Jeff Dorman, Chief Investment Officer at Arca, has voiced dissatisfaction over the low allocation of CRCL shares his firm received from the highly subscribed initial public offering (IPO) of Circle. The New York Stock Exchange listed Circle Internet Group recently, marking one of the most successful public debuts of the year. Circle and its executives, including CEO Jeremy Allaire, sold 34 million IPO shares at $31 each, raising over $1 billion.
The shares, denoted as CRCL, opened at $69 and are currently trading over $85, a rise of over 175%. They even touched a high of $90 on the debut day. Arca had placed an order for $10 million in CRCL shares on the very first day of Circle’s roadshow. However, they received only a $135,000 allocation, which is 1.35% of the intended investment.

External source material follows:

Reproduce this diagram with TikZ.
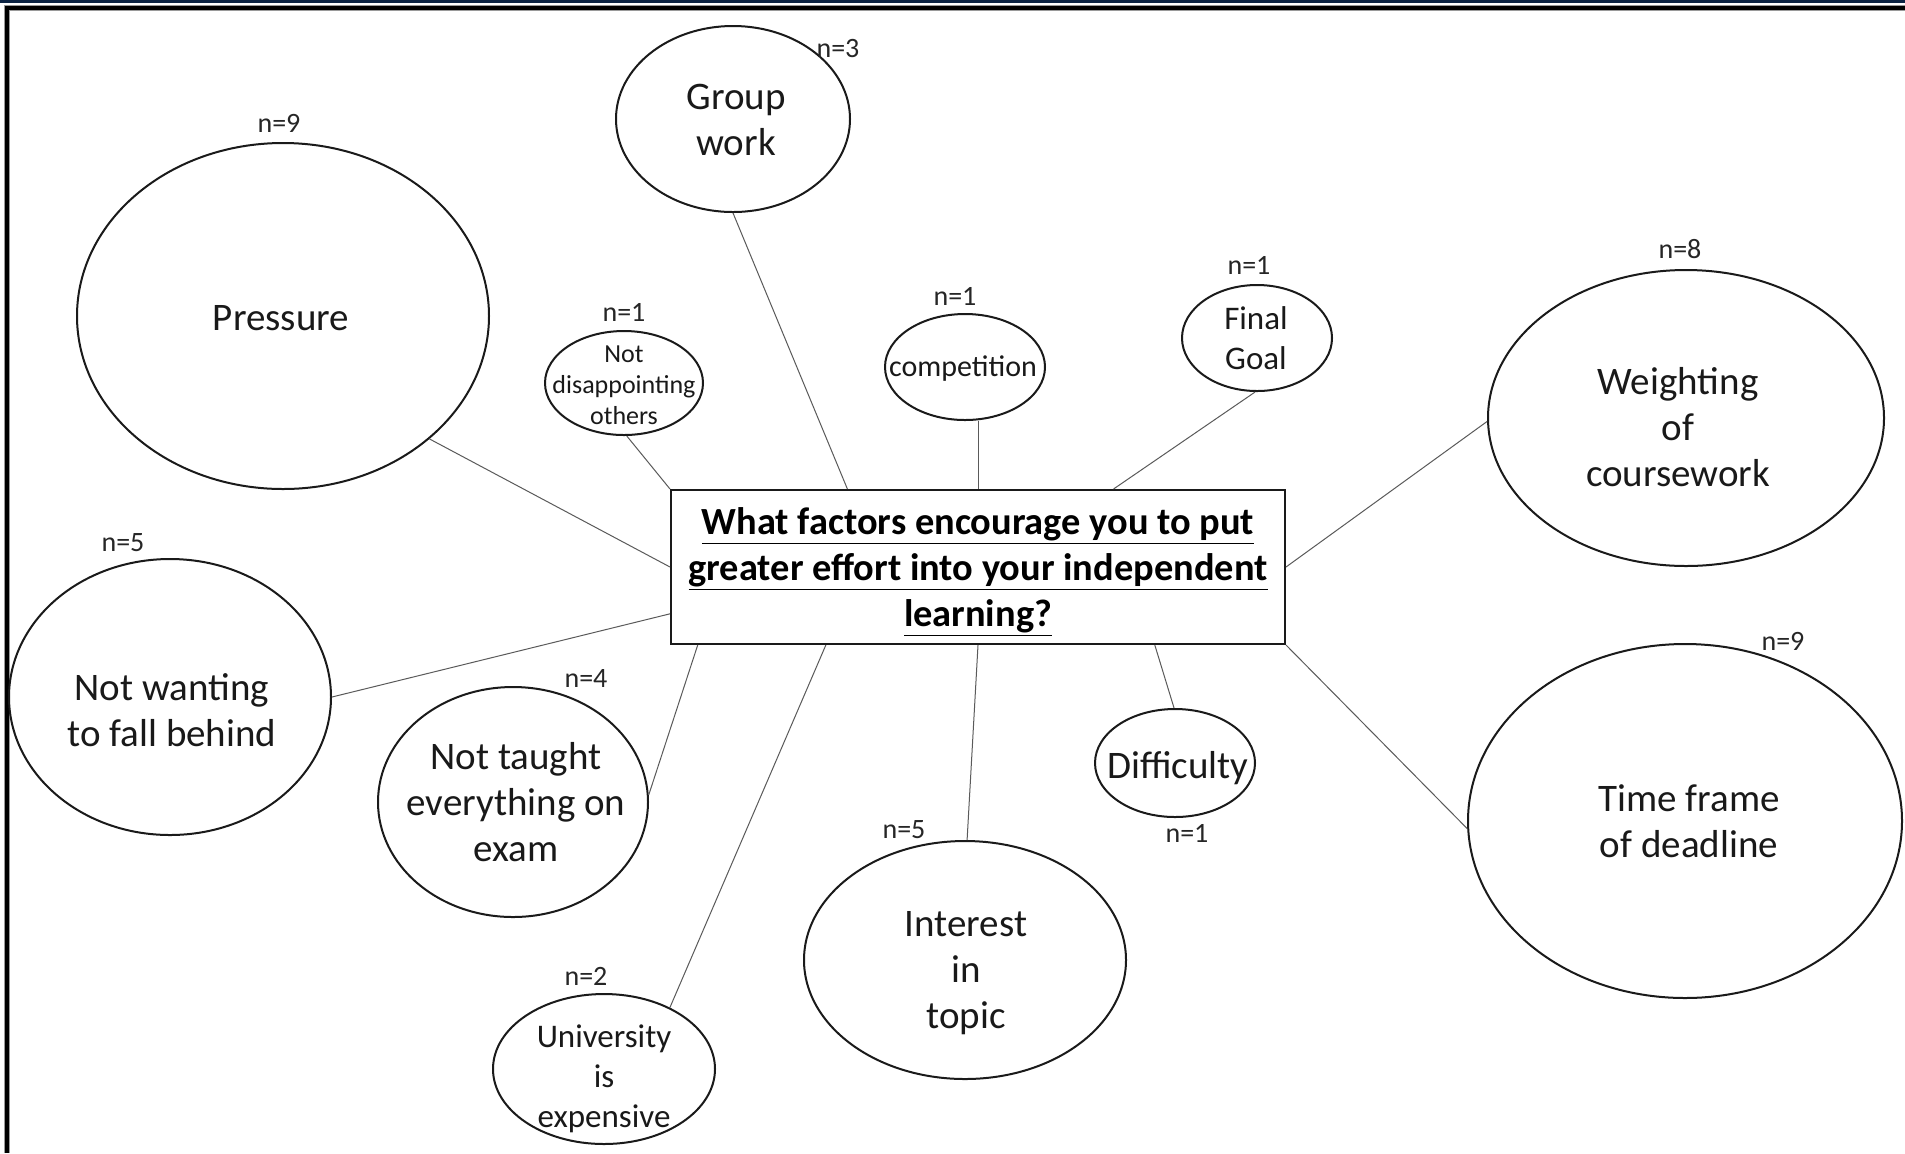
\documentclass[tikz,border=0pt]{standalone}
\usepackage{fontspec}
\setmainfont{Carlito}
\usetikzlibrary{shapes.geometric,calc}
\definecolor{navyband}{HTML}{0B2343}
\definecolor{inkline}{HTML}{1A1A1A}
\definecolor{linkgrey}{HTML}{5A5A5A}
\definecolor{framegrey}{HTML}{9A9A9A}
\begin{document}
\begin{tikzpicture}[x=0.5pt,y=-0.5pt,
  bubble/.style={ellipse, draw=inkline, line width=1pt, inner sep=0pt},
  word/.style={align=center, inner sep=0pt, text=black!90, font=\fontsize{19.5}{23}\selectfont},
  midword/.style={word, font=\fontsize{16.5}{20}\selectfont},
  smallword/.style={word, font=\fontsize{15}{18}\selectfont},
  tinyword/.style={word, font=\fontsize{13}{15.5}\selectfont},
  count/.style={inner sep=0pt, text=black!85, font=\fontsize{14}{16}\selectfont},
  link/.style={draw=linkgrey, line width=0.5pt}]
\useasboundingbox (0,0) rectangle (1905,1153);
\fill[white] (0,0) rectangle (1905,1153);

% page frame: band at the top, rule along the top and left
\fill[navyband] (0,0) rectangle (1905,3);
\draw[framegrey, line width=3pt] (7,1153) -- (7,8) -- (1905,8);
\draw[black, line width=2pt] (7,1153) -- (7,8) -- (1905,8);

% central question
\node[draw=inkline, line width=1pt, minimum width=307pt, minimum height=77pt,
      inner sep=0pt] (q) at (978,567) {};
\node[align=center, inner sep=0pt, font=\bfseries\fontsize{19.2}{23}\selectfont]
  (qt) at (978,572)
  {\underline{What factors encourage you to put}\\
   \underline{greater effort into your independent}\\
   \underline{learning?}};

% factor bubbles
\node[bubble, minimum width=206pt, minimum height=173pt] (press)    at (283,316)  {};
\node[bubble, minimum width=117pt, minimum height=93pt]  (group)    at (733,119)  {};
\node[bubble, minimum width=79pt,  minimum height=52pt]  (notdis)   at (624,383)  {};
\node[bubble, minimum width=80pt,  minimum height=53pt]  (comp)     at (965,367)  {};
\node[bubble, minimum width=75pt,  minimum height=53pt]  (goal)     at (1257,338) {};
\node[bubble, minimum width=198pt, minimum height=148pt] (weight)   at (1686,418) {};
\node[bubble, minimum width=161pt, minimum height=138pt] (behind)   at (170,697)  {};
\node[bubble, minimum width=135pt, minimum height=115pt] (taught)   at (513,802)  {};
\node[bubble, minimum width=111pt, minimum height=75pt]  (univ)     at (604,1069) {};
\node[bubble, minimum width=161pt, minimum height=119pt] (interest) at (965,960)  {};
\node[bubble, minimum width=80pt,  minimum height=54pt]  (diff)     at (1175,763) {};
\node[bubble, minimum width=217pt, minimum height=177pt] (time)     at (1685,821) {};

% bubble texts
\node[word]      (presst)    at (281,318)  {Pressure};
\node[word]      (groupt)    at (736,120)  {Group\\work};
\node[tinyword]  (notdist)   at (624,385)  {Not\\disappointing\\others};
\node[smallword] (compt)     at (963,369)  {competition};
\node[midword]   (goalt)     at (1256,338) {Final\\Goal};
\node[word]      (weightt)   at (1678,427) {Weighting\\of\\coursework};
\node[word]      (behindt)   at (172,710)  {Not wanting\\to fall behind};
\node[word]      (taughtt)   at (516,802)  {Not taught\\everything on\\exam};
\node[midword]   (univt)     at (604,1079) {University\\is\\expensive};
\node[word]      (interestt) at (966,973)  {Interest\\in\\topic};
\node[word]      (difft)     at (1178,768) {Difficulty};
\node[word]      (timet)     at (1689,821) {Time frame\\of deadline};

% response counts
\node[count] (npress)    at (279,123)  {n=9};
\node[count] (ngroup)    at (838,49)   {n=3};
\node[count] (nnotdis)   at (624,312)  {n=1};
\node[count] (ncomp)     at (955,296)  {n=1};
\node[count] (ngoal)     at (1249,265) {n=1};
\node[count] (nweight)   at (1680,249) {n=8};
\node[count] (nbehind)   at (123,543)  {n=5};
\node[count] (ntaught)   at (586,678)  {n=4};
\node[count] (nuniv)     at (586,976)  {n=2};
\node[count] (ninterest) at (904,830)  {n=5};
\node[count] (ndiff)     at (1187,833) {n=1};
\node[count] (ntime)     at (1783,641) {n=9};

% connectors to the question
\draw[link] (press.-40)  -- (q.west);
\draw[link] (group.-90)  -- ($(q.north west)!0.288!(q.north east)$);
\draw[link] (notdis.-87) -- (q.north west);
\draw[link] (q.north |- comp.south) -- (q.north);
\draw[link] (goal.-92)   -- ($(q.north west)!0.72!(q.north east)$);
\draw[link] (weight.181) -- (q.east);
\draw[link] (behind.0)   -- ($(q.north west)!0.8!(q.south west)$);
\draw[link] (taught.3)   -- ($(q.south west)!0.045!(q.south east)$);
\draw[link] (univ.43)    -- ($(q.south west)!0.253!(q.south east)$);
\draw[link] (interest.89) -- (q.south);
\draw[link] (diff.91)    -- ($(q.south west)!0.787!(q.south east)$);
\draw[link] (time.182)   -- (q.south east);
\end{tikzpicture}
\end{document}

In a public letter, Dorman criticised Circle’s decision to give larger allocations to traditional finance mutual funds and hedge funds, who, according to him, probably didn’t go through the prospectus and have no wallets or product use. Circle’s round was oversubscribed and upsized at least twice. As is typical in such situations, investors sometimes do not get their promised allocations.
Dorman stated in his letter that Arca has been a long-term customer and occasional partner of Circle. He expressed disappointment over Circle’s decision and announced that Arca would close its Circle accounts and switch to competing stablecoins like USDT.
Circle is the second crypto-only firm to go public in the U.S., following Coinbase, which went public through a direct listing in 2021. Circle had planned a SPAC merger to go public, but it was cancelled due to the 2022 market downturn.